Cummings’ new home will have three bedrooms and two baths. Tarleton said they hope to begin laying the foundation in a couple of weeks. The last house Habitat built took about six months.

"We would like to finish this even faster than that,” he said. "We would like to get it finished by March or April.”

The lot the home will be built on was given to Habitat by the city of Wilson, he said. Cummings’ house will be known as The Wells Fargo House in appreciation of Wells Fargo’s contributions to Wilson Habitat over the past two years, officials said.

Cummings said she can’t wait until her home is complete.

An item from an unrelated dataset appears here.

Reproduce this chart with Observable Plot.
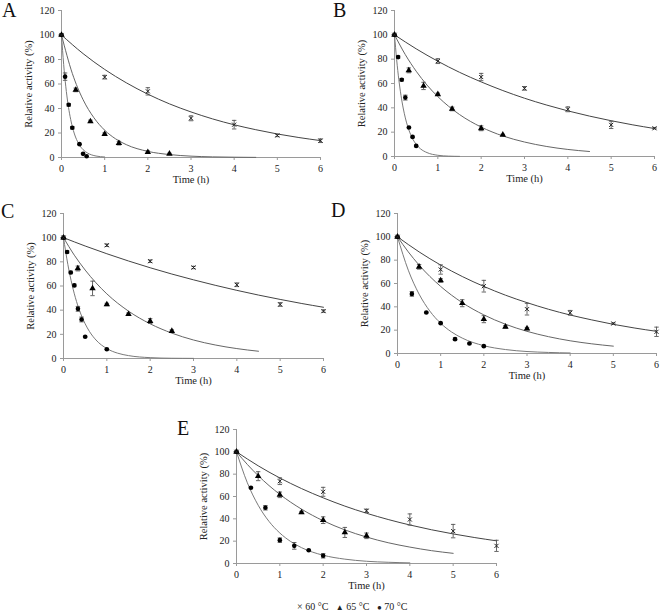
<!DOCTYPE html>
<html>
<head>
<meta charset="utf-8">
<script src="https://cdn.jsdelivr.net/npm/d3@7"></script>
<script src="https://cdn.jsdelivr.net/npm/@observablehq/plot@0.6"></script>
<style>
  body { margin: 0; background: #fff; }
  #wrap { position: relative; width: 660px; height: 612px; background: #fff; overflow: hidden; font-family: 'Liberation Serif', 'Times New Roman', serif; }
  .pn { position: absolute; }
  .pn, .pn text { font-family: 'Liberation Serif', 'Times New Roman', serif !important; }
  .letter { position: absolute; font-size: 20px; line-height: 20px; color: #111; }
  #legend { position: absolute; font-size: 10px; line-height: 12px; color: #222; white-space: pre; }
</style>
</head>
<body>
<div id="wrap"></div>
<script>
const panelLetters = ["A", "B", "C", "D", "E"];
const timeTicks = [0, 1, 2, 3, 4, 5, 6];
const activityTicks = [0, 20, 40, 60, 80, 100, 120];
const legendLabels = ["60 °C", "65 °C", "70 °C"];
const xTitle = "Time (h)";
const yTitle = "Relative activity (%)";

// measured points: [time (h), relative activity (%), error]
const A60 = [[0,100,0],[1,65.6,1.5],[2,54,3],[3,32,2],[4,26.8,3.5],[5,18,1],[6,13.7,1.5]];
const A65 = [[0,100,0],[0.33,55.2,1.5],[0.67,29.5,1],[1,19.1,1],[1.33,11.7,1.5],[2,4.4,1],[2.5,3,0.5]];
const A70 = [[0,100,0],[0.083,66,3],[0.167,43,1],[0.25,24.3,1],[0.417,10.9,0.5],[0.5,3,0.5],[0.583,1,0]];

const B60 = [[0,100,0],[1,78.4,2],[2,65.3,3],[3,56,1.5],[4,38.8,2],[5,26,3],[6,23.2,0.5]];
const B65 = [[0,100,0],[0.33,70.8,2],[0.67,58,3],[1,51.1,1],[1.33,39.1,1.5],[2,23.2,2],[2.5,17.8,0.5]];
const B70 = [[0,100,0],[0.083,81.7,1],[0.167,63.1,1],[0.25,48.4,2],[0.333,23.8,0.5],[0.417,16.1,0.5],[0.5,8.7,0.5]];

const C60 = [[0,100,0],[1,93.7,1],[2,80.5,1],[3,75.3,1],[4,61,1.5],[5,44.7,1.5],[6,39.2,1]];
const C65 = [[0,100,0],[0.33,74.5,2],[0.67,58,6],[1,44.7,1],[1.5,36.7,1],[2,31,2],[2.5,22.7,1]];
const C70 = [[0,100,0],[0.083,88.2,1],[0.167,71.2,1],[0.25,60.5,1],[0.333,41.1,2],[0.417,32.3,2],[0.5,18,0.5],[1,7.7,0.5]];

const D60 = [[0,100,0],[1,72,4],[2,57.7,5],[3,38,5],[4,34.9,2],[5,25.7,0.5],[6,18.6,4]];
const D65 = [[0,100,0],[0.5,74.3,2],[1,62.6,1.5],[1.5,43.1,3],[2,29.4,3],[2.5,22.9,1],[3,21.4,1]];
const D70 = [[0,100,0],[0.333,51.1,2],[0.667,35.1,0.5],[1,26,0.5],[1.333,12.3,1],[1.667,8.6,0.5],[2,6.3,0.5]];

const E60 = [[0,100,0],[1,73.7,3],[2,64.2,4],[3,47.2,1.5],[4,39.4,5],[5,29,6],[6,15.8,5]];
const E65 = [[0,100,0],[0.5,78.2,4],[1,61.5,2.5],[1.5,45.7,1],[2,38.8,3],[2.5,27.8,4.5],[3,24.8,2.5]];
const E70 = [[0,100,0],[0.333,67.8,0.5],[0.667,49.9,2],[1,20.9,2],[1.333,15.8,3],[1.667,11.9,0.5],[2,6.9,2]];

// fitted decay curves: [time (h), relative activity (%)]
const fitA60 = [[0,100],[0.5,84.8],[1,71.9],[1.5,61.0],[2,51.7],[2.5,43.8],[3,37.2],[3.5,31.5],[4,26.7],[4.5,22.7],[5,19.2],[5.5,16.3],[6,13.8]];
const fitA65 = [[0,100],[0.25,68.7],[0.5,47.2],[0.75,32.5],[1,22.3],[1.25,15.3],[1.5,10.5],[2,5.0],[2.5,2.4],[3,1.1],[3.5,0.5],[4,0.25],[4.5,0.1]];
const fitA70 = [[0,100],[0.05,76],[0.1,57.7],[0.15,43.8],[0.2,33.3],[0.25,25.3],[0.3,19.2],[0.4,11.1],[0.5,6.4],[0.6,3.7],[0.7,2.1],[0.8,1.2],[1,0.4]];

const fitB60 = [[0,100],[0.5,88.5],[1,78.3],[1.5,69.2],[2,61.3],[2.5,54.2],[3,47.9],[3.5,42.4],[4,37.5],[4.5,33.2],[5,29.4],[5.5,26.0],[6,23.0]];
const fitB65 = [[0,100],[0.25,83.7],[0.5,70.1],[0.75,58.7],[1,49.2],[1.5,34.5],[2,24.2],[2.5,16.9],[3,11.9],[3.5,8.3],[4,5.8],[4.5,4.1]];
const fitB70 = [[0,100],[0.05,79.5],[0.1,63.1],[0.15,50.2],[0.2,39.9],[0.25,31.7],[0.3,25.2],[0.4,15.9],[0.5,10],[0.6,6.3],[0.75,3.2],[1,1],[1.25,0.3],[1.5,0.1]];

const fitC60 = [[0,100],[0.5,93.1],[1,86.7],[1.5,80.7],[2,75.1],[2.5,69.9],[3,65.1],[3.5,60.6],[4,56.4],[4.5,52.5],[5,48.9],[5.5,45.5],[6,42.4]];
const fitC65 = [[0,100],[0.25,85.5],[0.5,73.2],[0.75,62.6],[1,53.5],[1.5,39.2],[2,28.7],[2.5,21.0],[3,15.3],[3.5,11.2],[4,8.2],[4.5,6.0]];
const fitC70 = [[0,100],[0.1,77.9],[0.2,60.7],[0.3,47.2],[0.4,36.8],[0.5,28.7],[0.6,22.3],[0.75,15.3],[1,8.2],[1.25,4.4],[1.5,2.4],[2,0.7],[2.5,0.2],[3,0.1]];

const fitD60 = [[0,100],[0.5,87.1],[1,75.8],[1.5,66.0],[2,57.5],[2.5,50.0],[3,43.6],[3.5,37.9],[4,33.0],[4.5,28.8],[5,25.0],[5.5,21.8],[6,19.0]];
const fitD65 = [[0,100],[0.25,87.1],[0.5,75.8],[1,57.5],[1.5,43.6],[2,33.1],[2.5,25.1],[3,19.0],[3.5,14.4],[4,10.9],[4.5,8.3],[5,6.3]];
const fitD70 = [[0,100],[0.25,71.4],[0.5,50.9],[0.75,36.3],[1,25.9],[1.25,18.5],[1.5,13.2],[2,6.7],[2.5,3.4],[3,1.7],[3.5,0.9],[4,0.45]];

const fitE60 = [[0,100],[0.5,87.5],[1,76.6],[1.5,67.1],[2,58.8],[2.5,51.4],[3,45.0],[3.5,39.4],[4,34.5],[4.5,30.2],[5,26.5],[5.5,23.2],[6,20.3]];
const fitE65 = [[0,100],[0.25,88.7],[0.5,78.7],[1,61.9],[1.5,48.7],[2,38.3],[2.5,30.1],[3,23.7],[3.5,18.6],[4,14.7],[4.5,11.5],[5,9.1]];
const fitE70 = [[0,100],[0.25,72.3],[0.5,52.2],[0.75,37.7],[1,27.3],[1.25,19.7],[1.5,14.2],[2,7.4],[2.5,3.9],[3,2.0],[3.5,1.1],[4,0.55]];

const panelData = {
  A: [A60, A65, A70, fitA60, fitA65, fitA70],
  B: [B60, B65, B70, fitB60, fitB65, fitB70],
  C: [C60, C65, C70, fitC60, fitC65, fitC70],
  D: [D60, D65, D70, fitD60, fitD65, fitD70],
  E: [E60, E65, E70, fitE60, fitE65, fitE70]
};

// layout of each panel in the page
const layout = {
  A: {left: 0,   top: 0,   w: 330, h: 190, l: 61, r: 10, t: 10, b: 33, lx: 2,   ly: 0},
  B: {left: 330, top: 0,   w: 330, h: 190, l: 64, r: 6,  t: 10, b: 34, lx: 333, ly: 0},
  C: {left: 0,   top: 190, w: 330, h: 200, l: 63, r: 7,  t: 23, b: 32, lx: 1,   ly: 201},
  D: {left: 330, top: 190, w: 330, h: 196, l: 67, r: 4,  t: 23, b: 33, lx: 331, ly: 200},
  E: {left: 170, top: 400, w: 330, h: 200, l: 66, r: 4,  t: 29, b: 37, lx: 177, ly: 418}
};

const serif = "'Liberation Serif', 'Times New Roman', serif";

const capSymbol = {
  draw(ctx, size) {
    const w = Math.sqrt(size / Math.PI);
    ctx.moveTo(-w, 0);
    ctx.lineTo(w, 0);
  }
};

function panel(key) {
  const [d60, d65, d70, f60, f65, f70] = panelData[key];
  const m = layout[key];
  const errs = [...d60, ...d65, ...d70].filter(d => d[2] > 0);
  const caps = errs.flatMap(d => [[d[0], d[1] + d[2]], [d[0], d[1] - d[2]]]);
  return Plot.plot({
    width: m.w, height: m.h,
    marginLeft: m.l, marginRight: m.r, marginTop: m.t, marginBottom: m.b,
    x: {domain: [0, 6]},
    y: {domain: [0, 120]},
    style: `font-family: ${serif}; font-size: 10px; color: #222; background: transparent; overflow: visible;`,
    marks: [
      Plot.ruleY([0], {stroke: "#9a9a9a"}),
      Plot.ruleX([0], {stroke: "#9a9a9a"}),
      Plot.axisX(timeTicks, {tickSize: 3, tickPadding: 4, stroke: "#9a9a9a", fill: "#222", label: null, fontFamily: serif}),
      Plot.axisY(activityTicks, {tickSize: 3, tickPadding: 4, stroke: "#9a9a9a", fill: "#222", label: null, fontFamily: serif}),
      Plot.text([xTitle], {frameAnchor: "bottom", dy: 25, fill: "#222", fontSize: 10.5, fontFamily: serif}),
      Plot.text([yTitle], {frameAnchor: "left", dx: -33, rotate: -90, textAnchor: "middle", fill: "#222", fontSize: 10.5, fontFamily: serif}),
      Plot.line(f70, {x: d => d[0], y: d => d[1], stroke: "#7a7a7a", strokeWidth: 1, curve: "monotone-x"}),
      Plot.line(f65, {x: d => d[0], y: d => d[1], stroke: "#666", strokeWidth: 1, curve: "monotone-x"}),
      Plot.line(f60, {x: d => d[0], y: d => d[1], stroke: "#444", strokeWidth: 1, curve: "monotone-x"}),
      Plot.ruleX(errs, {x: d => d[0], y1: d => d[1] - d[2], y2: d => d[1] + d[2], stroke: "#555", strokeWidth: 0.9}),
      Plot.dot(caps, {x: d => d[0], y: d => d[1], symbol: capSymbol, r: 2.2, stroke: "#555", strokeWidth: 0.9, fill: "none"}),
      Plot.dot(d70, {x: d => d[0], y: d => d[1], symbol: "circle", r: 2.3, fill: "#000", stroke: "none"}),
      Plot.dot(d65, {x: d => d[0], y: d => d[1], symbol: "triangle", r: 2.4, fill: "#000", stroke: "none"}),
      Plot.dot(d60, {x: d => d[0], y: d => d[1], symbol: "times", r: 2, stroke: "#222", strokeWidth: 1})
    ]
  });
}

const wrap = document.getElementById("wrap");
for (const key of panelLetters) {
  const m = layout[key];
  const chart = panel(key);
  chart.classList.add("pn");
  chart.style.position = "absolute";
  chart.style.left = m.left + "px";
  chart.style.top = m.top + "px";
  wrap.appendChild(chart);
  const lab = document.createElement("div");
  lab.className = "letter";
  lab.style.left = m.lx + "px";
  lab.style.top = m.ly + "px";
  lab.textContent = key;
  wrap.appendChild(lab);
}

const legend = document.createElement("div");
legend.id = "legend";
legend.style.left = "297px";
legend.style.top = "601px";
const legendSymbols = ["×", "▲", "●"];
legend.innerHTML = legendLabels.map((l, i) =>
  `<span style="font-size:${i === 0 ? 10 : 8}px">${legendSymbols[i]}</span> ${l}`).join("   ");
wrap.appendChild(legend);
</script>
</body>
</html>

"I feel like this is a new chapter in my life,” she said. "God has really looked after me.”

She said the house will show where she’s been in life while representing a future generation free of domestic violence.

"I want this house to be a positive thing for me and my family,” she said. "When that house is paid for I want it go to my daughter. She will have all the stuff she needs. It’s more for her than anything else.”

She she has been teaching her daughter how important it is for her to not only have self-esteem but to know that any person who doesn’t treat her with respect isn’t worth having in her life.

"My daughter has always given me strength,” she said. "When you have a child, it really changes your life. I don’t want any of this to happen to her. I want to be here to show her the right way.”

NEVER LOOK BACK

Cummings said she hopes her story can inspire those who are in a domestic violence situation to make the decision and know that they, too, can escape.

"There are different levels of domestic violence,” she said. "A lot of women are dealing with this. A lot of women don’t talk to anyone about it. A lot of women don’t call the police. My story is just one of millions. I just hope they understand they don’t have to go through it and that they can be happy.”

Domestic violence victims should know they have all the strength inside themselves to get out of the situation that imprisons them, she said.

"You always try to make excuses on why you can’t get out,” she said. "But it’s literally you walking out the door. Forget the toothbrush, the bag and the purse. All that stuff doesn’t matter if you really want to be happy. Walk out the door and never look back. You really can do that. It’s what I did.”